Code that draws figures
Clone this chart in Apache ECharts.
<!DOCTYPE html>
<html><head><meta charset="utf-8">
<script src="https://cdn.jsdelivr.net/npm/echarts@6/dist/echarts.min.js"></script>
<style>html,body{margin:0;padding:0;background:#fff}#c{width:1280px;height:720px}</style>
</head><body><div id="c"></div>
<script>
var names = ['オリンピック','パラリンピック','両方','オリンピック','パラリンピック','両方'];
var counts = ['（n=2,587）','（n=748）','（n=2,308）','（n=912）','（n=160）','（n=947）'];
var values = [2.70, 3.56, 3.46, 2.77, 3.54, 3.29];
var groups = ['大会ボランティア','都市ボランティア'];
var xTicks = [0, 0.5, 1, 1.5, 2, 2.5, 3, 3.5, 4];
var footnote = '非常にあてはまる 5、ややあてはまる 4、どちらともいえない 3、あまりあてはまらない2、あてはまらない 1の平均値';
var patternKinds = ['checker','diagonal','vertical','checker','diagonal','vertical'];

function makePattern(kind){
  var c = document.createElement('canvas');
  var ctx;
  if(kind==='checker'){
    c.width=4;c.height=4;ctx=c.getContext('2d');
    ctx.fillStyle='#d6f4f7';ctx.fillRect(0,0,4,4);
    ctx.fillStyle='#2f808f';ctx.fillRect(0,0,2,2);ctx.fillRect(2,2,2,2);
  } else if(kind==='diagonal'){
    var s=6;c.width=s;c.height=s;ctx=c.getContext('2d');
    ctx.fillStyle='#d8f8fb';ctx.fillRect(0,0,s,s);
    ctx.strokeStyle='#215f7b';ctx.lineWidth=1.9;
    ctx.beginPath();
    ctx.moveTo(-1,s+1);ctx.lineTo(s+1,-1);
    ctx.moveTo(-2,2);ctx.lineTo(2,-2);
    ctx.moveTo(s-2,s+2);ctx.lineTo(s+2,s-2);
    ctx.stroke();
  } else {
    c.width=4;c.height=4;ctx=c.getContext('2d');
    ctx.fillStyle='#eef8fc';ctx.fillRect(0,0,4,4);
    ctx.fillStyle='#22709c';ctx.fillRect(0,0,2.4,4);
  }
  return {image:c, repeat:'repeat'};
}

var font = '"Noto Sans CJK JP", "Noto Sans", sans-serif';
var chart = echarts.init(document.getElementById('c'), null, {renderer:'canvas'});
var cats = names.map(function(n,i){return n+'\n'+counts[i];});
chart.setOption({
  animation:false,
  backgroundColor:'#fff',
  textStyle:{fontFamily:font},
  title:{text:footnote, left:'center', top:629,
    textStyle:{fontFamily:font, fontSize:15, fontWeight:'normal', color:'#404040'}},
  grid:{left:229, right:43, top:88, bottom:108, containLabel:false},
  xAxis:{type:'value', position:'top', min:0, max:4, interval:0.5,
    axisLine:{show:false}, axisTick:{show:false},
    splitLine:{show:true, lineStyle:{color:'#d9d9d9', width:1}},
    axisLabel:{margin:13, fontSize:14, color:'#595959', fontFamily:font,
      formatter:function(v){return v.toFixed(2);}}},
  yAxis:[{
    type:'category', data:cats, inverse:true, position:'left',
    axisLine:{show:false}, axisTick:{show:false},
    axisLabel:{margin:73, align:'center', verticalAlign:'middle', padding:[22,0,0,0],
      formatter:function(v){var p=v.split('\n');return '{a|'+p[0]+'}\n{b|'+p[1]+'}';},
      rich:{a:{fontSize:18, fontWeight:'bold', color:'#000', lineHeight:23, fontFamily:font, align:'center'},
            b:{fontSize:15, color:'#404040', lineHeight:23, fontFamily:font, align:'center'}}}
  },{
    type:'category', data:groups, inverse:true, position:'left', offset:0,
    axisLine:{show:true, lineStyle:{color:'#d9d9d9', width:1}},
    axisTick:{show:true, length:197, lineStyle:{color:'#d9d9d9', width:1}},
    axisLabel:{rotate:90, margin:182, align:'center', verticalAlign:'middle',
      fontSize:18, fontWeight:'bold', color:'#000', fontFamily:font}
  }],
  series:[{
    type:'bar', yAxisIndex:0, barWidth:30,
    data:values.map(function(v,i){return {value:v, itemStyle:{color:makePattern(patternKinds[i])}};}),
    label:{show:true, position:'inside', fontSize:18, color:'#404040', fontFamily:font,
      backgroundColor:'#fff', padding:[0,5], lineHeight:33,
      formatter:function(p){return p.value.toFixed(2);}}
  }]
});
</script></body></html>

--

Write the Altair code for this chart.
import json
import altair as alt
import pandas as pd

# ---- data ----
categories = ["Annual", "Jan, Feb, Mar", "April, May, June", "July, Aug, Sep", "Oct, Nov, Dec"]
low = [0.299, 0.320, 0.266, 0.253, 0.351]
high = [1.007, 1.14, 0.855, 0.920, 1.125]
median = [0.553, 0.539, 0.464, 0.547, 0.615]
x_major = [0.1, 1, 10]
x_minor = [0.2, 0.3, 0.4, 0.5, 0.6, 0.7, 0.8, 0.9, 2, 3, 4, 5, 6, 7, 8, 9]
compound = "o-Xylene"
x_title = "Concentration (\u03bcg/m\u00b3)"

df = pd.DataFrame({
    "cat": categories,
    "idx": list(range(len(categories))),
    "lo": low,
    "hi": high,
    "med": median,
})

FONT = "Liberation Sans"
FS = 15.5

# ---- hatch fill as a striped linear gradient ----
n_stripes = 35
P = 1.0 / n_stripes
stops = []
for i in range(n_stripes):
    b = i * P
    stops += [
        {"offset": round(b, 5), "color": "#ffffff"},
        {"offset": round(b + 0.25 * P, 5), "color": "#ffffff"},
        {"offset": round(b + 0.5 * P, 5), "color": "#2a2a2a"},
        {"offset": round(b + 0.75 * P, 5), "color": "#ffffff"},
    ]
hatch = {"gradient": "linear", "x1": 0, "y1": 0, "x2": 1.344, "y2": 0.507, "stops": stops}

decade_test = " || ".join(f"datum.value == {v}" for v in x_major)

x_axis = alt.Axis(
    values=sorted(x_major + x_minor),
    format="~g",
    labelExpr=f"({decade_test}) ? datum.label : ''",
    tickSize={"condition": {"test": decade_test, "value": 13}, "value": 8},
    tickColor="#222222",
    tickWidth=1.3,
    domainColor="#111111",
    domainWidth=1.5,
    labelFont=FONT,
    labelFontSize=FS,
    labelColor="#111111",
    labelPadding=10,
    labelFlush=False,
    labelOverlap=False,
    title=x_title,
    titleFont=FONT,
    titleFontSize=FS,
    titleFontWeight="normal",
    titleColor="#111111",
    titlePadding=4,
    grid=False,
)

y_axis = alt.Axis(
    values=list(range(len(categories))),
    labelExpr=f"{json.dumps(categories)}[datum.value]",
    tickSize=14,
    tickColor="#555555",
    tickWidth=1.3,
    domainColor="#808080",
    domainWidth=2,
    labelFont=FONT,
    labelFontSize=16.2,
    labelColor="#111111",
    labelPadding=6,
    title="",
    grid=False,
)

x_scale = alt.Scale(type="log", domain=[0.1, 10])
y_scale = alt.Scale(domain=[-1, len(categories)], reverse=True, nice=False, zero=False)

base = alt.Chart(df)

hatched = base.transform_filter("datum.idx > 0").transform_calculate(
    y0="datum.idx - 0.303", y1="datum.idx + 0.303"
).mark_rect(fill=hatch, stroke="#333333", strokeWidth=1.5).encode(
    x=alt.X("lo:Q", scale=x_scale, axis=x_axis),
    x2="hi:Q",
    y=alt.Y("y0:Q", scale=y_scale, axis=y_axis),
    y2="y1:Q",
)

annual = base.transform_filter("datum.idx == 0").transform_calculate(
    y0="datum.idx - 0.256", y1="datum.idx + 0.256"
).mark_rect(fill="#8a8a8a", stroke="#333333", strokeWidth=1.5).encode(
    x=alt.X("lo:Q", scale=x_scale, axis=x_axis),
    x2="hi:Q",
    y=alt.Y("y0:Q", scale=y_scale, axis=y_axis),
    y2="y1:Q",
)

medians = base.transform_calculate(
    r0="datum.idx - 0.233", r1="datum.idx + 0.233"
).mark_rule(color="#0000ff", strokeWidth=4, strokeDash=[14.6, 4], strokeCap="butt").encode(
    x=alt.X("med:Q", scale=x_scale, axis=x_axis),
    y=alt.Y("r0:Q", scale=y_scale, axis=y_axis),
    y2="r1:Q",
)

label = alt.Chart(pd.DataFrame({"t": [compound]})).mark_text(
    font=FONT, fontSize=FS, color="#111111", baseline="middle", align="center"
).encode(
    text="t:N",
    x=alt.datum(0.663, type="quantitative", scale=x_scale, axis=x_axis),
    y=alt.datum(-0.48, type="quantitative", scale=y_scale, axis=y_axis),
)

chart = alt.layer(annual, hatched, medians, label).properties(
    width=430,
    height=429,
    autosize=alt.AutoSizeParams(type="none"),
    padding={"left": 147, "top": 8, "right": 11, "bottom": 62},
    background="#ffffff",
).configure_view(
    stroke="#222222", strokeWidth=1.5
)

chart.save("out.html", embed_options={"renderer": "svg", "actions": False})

Exercise aim: Pull out all lines from the listing that contain the string "this".

Written answer:
Clone this chart in Apache ECharts.
Write the Altair code for this chart.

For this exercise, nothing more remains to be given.